Collecting Art: Investing in the finer things in life


Photo credit: Malcolm Brown, Innocence. Watercolor. 30 x 37 1/2 inches. 1991.

The contemporary art world can be a difficult and expensive place to navigate on your own. Before you overpay for the next Picasso, keep these words of advice in mind.

Don’t do it alone

The contemporary art world is a rapidly growing place.  Having someone who is on your side to help you navigate it will save you from making some costly mistakes. An art advisor cannot only help you find new artists through their existing relationships with artists and gallery owners, they can ensure that the price you pay for their work is in keeping with current market value. “I like to give a client as much time as they will give me,” says Warren S. Winegar, the former Head of Client Services at Sotheby’s New York and art advisor to several prominent collectors. “We’ll go to MOMA or to The Met, so we can start to look at things. What an advisor is trying to do is understand what a person likes and help them articulate it. For example, a person may say they like impressionist painting. But what they may really like is something that is loosely painted or modern in feeling.  Or perhaps they like colorful works that are large in scale and have interesting texture. Once we’ve broken it down, we can start to look at available artists that fit that category.

Experience as much art as you can

The Internet has revolutionized the way we buy everything. Art is no exception.

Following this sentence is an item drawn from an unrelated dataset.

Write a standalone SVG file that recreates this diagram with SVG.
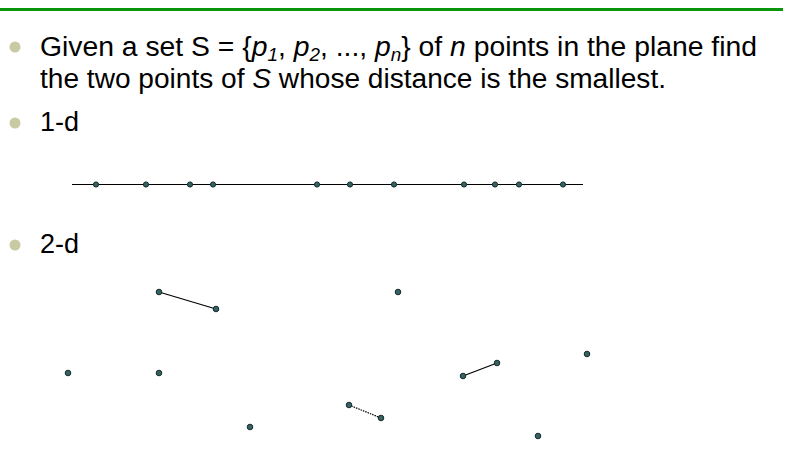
<svg xmlns="http://www.w3.org/2000/svg" width="791" height="454" viewBox="0 0 791 454">
<style>
.t{font-family:"Liberation Sans",Arial,sans-serif;font-size:27px;fill:#000}
.i{font-style:italic}
.s{font-size:18px;font-style:italic}
.b{fill:#c9c9a3}
.p{fill:#336363;stroke:#1a2a2a;stroke-width:1}
.e{stroke:#000;stroke-width:1.2;fill:none}
</style>
<rect width="791" height="454" fill="#fff"/>
<line x1="0" y1="9.5" x2="783" y2="9.5" stroke="#0a960a" stroke-width="3"/>
<g id="bullet1">
<circle class="b" cx="15" cy="47" r="5.5"/>
<text class="t" x="40" y="56" textLength="717" lengthAdjust="spacingAndGlyphs">Given a set S = {<tspan class="i">p</tspan><tspan class="s" dy="5">1</tspan><tspan dy="-5">, </tspan><tspan class="i">p</tspan><tspan class="s" dy="5">2</tspan><tspan dy="-5">, ..., </tspan><tspan class="i">p</tspan><tspan class="s" dy="5">n</tspan><tspan dy="-5">} of </tspan><tspan class="i">n</tspan> points in the plane find</text>
<text class="t" x="40" y="88" textLength="626" lengthAdjust="spacingAndGlyphs">the two points of <tspan class="i">S</tspan> whose distance is the smallest.</text>
</g>
<g id="bullet2">
<circle class="b" cx="15" cy="123" r="5.5"/>
<text class="t" x="40" y="131">1-d</text>
</g>
<g id="bullet3">
<circle class="b" cx="15" cy="245" r="5.5"/>
<text class="t" x="40" y="253">2-d</text>
</g>
<g id="connectors">
<line class="e" x1="72" y1="184.5" x2="583" y2="184.5"/>
<line class="e" x1="159" y1="292" x2="216" y2="309"/>
<line class="e" x1="463" y1="376" x2="497" y2="363"/>
<line class="e" x1="349" y1="405" x2="381" y2="418" stroke-dasharray="1.5 1"/>
</g>
<g id="points1d">
<circle class="p" cx="96" cy="184.5" r="2.6"/>
<circle class="p" cx="146" cy="184.5" r="2.6"/>
<circle class="p" cx="190" cy="184.5" r="2.6"/>
<circle class="p" cx="213" cy="184.5" r="2.6"/>
<circle class="p" cx="317" cy="184.5" r="2.6"/>
<circle class="p" cx="350" cy="184.5" r="2.6"/>
<circle class="p" cx="394" cy="184.5" r="2.6"/>
<circle class="p" cx="464" cy="184.5" r="2.6"/>
<circle class="p" cx="495" cy="184.5" r="2.6"/>
<circle class="p" cx="519" cy="184.5" r="2.6"/>
<circle class="p" cx="563" cy="184.5" r="2.6"/>
</g>
<g id="points2d">
<circle class="p" cx="159" cy="292" r="2.8"/>
<circle class="p" cx="216" cy="309" r="2.8"/>
<circle class="p" cx="398" cy="292" r="2.8"/>
<circle class="p" cx="68" cy="373" r="2.8"/>
<circle class="p" cx="159" cy="373" r="2.8"/>
<circle class="p" cx="463" cy="376" r="2.8"/>
<circle class="p" cx="497" cy="363" r="2.8"/>
<circle class="p" cx="587" cy="354" r="2.8"/>
<circle class="p" cx="349" cy="405" r="2.8"/>
<circle class="p" cx="381" cy="418" r="2.8"/>
<circle class="p" cx="250" cy="427" r="2.8"/>
<circle class="p" cx="538" cy="436" r="2.8"/>
</g>
</svg>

But nothing replaces going to art fairs and galleries and talking about what you’re seeing with other. “Art fairs will expose you to a lot of different art from galleries around the world,” says Judith Prowda, TITLE TK. “There will be so much art to see in a very short time frame. It’s also an opportunity to have a dialogue with people about the art. It’s important to go to galleries to speak to people about what you like. These relationships will help you immensely.”

Buy what you love.

“When you’re starting out, don’t think of art as an investment,” says Winegar. “It’s more important to buy something you love. You are going to have to live with it. “ Winegar also has sage advice on the long term relationship with a person and their art. “After a person’s ninth or tenth year of living with art, their tastes begin to change,” he says. “Once you’ve been collecting for that long, you have a better, deeper knowledge of the art space. You begin to want different things. You might begin to acquire better examples of an artist’s work and want to move away from lesser ones. All of that is part of collecting.”

Not everything is canvas and paint. There are burgeoning collecting worlds in prints, photography, video art, and many other genres. “Drawings are a great place to enter the art world,” says Prowda. “By their nature, drawings are one of a kind works. They usually have a significantly lower price point than paintings. And they are very intimate, original works of art.”

Quality is essential.

You should always look to buy the highest quality work of an artist that you can find. Of course artist quality can be subjective. But there are certain things an artist will create that will have unanimous opinions regarding the quality of the work. That should be your focus.

Keep it real

As with any industry where large sums of money change hands, fraud can be abundant. “You would be amazed at how little is provided at the point of sale for a work of art” says Prowda. “Often times, you will simply get a receipt. If you are buying a contemporary work directly from the artist, there is less concern about authenticity. But on the secondary market, if you are buying a work that is being resold, you should insist on as much documentation to assure yourself that what you’re buying is real.  Has it been included in a catalogue raisonné, the comprehensive listing of an artist’s work? Ask for a bibliography of any articles written about the piece. Get in touch with IFAR (The International Foundation for Art Research) to do a scholarly study of it.”
Prowda says that the statute of limitations for making a claim on purchasing an inauthentic work is only four years. (Auction houses will often provide five years.) “The last thing you think about when buying a work is selling it,” she says. “Sometimes a work may not be sold for generations. That’s why it’s critical to ensure the provenance of the work at the time you purchase it.”

Equally as important is to know whether the person selling the work has the right to sell it. “There are so many ways a deal can go wrong,” says Prowda. “Is there a good and clear title on the work? Is the work encumbered by a lien or pledged as collateral by the owner for a loan? Is it co-owned by other people, such as a divorced spouse? You can’t leave any detail in the purchase to chance.”

Take good care of it

“As an advisor, “ Winegar says, “I will help people display the work in their home in the best possible way. You have to keep it out of direct sunlight. If your fireplace is working, it’s a good idea not to hang a work above it.”

Most works of art are one of a kind. If it gets damaged or destroyed, there’s no replacing it. “If you live with original pieces,” Winegar says, “you learn a lot of different things about how it is made. How is it composed? What makes it cool? When you live with a painting, it becomes part of you and you are a custodian for as long as you own it. You are participating in art history, whether you realize it or not. When you buy something from a contemporary artist, you are part of that artist’s career development. Every work has its own history. By being it’s owner, you become a part of that story.”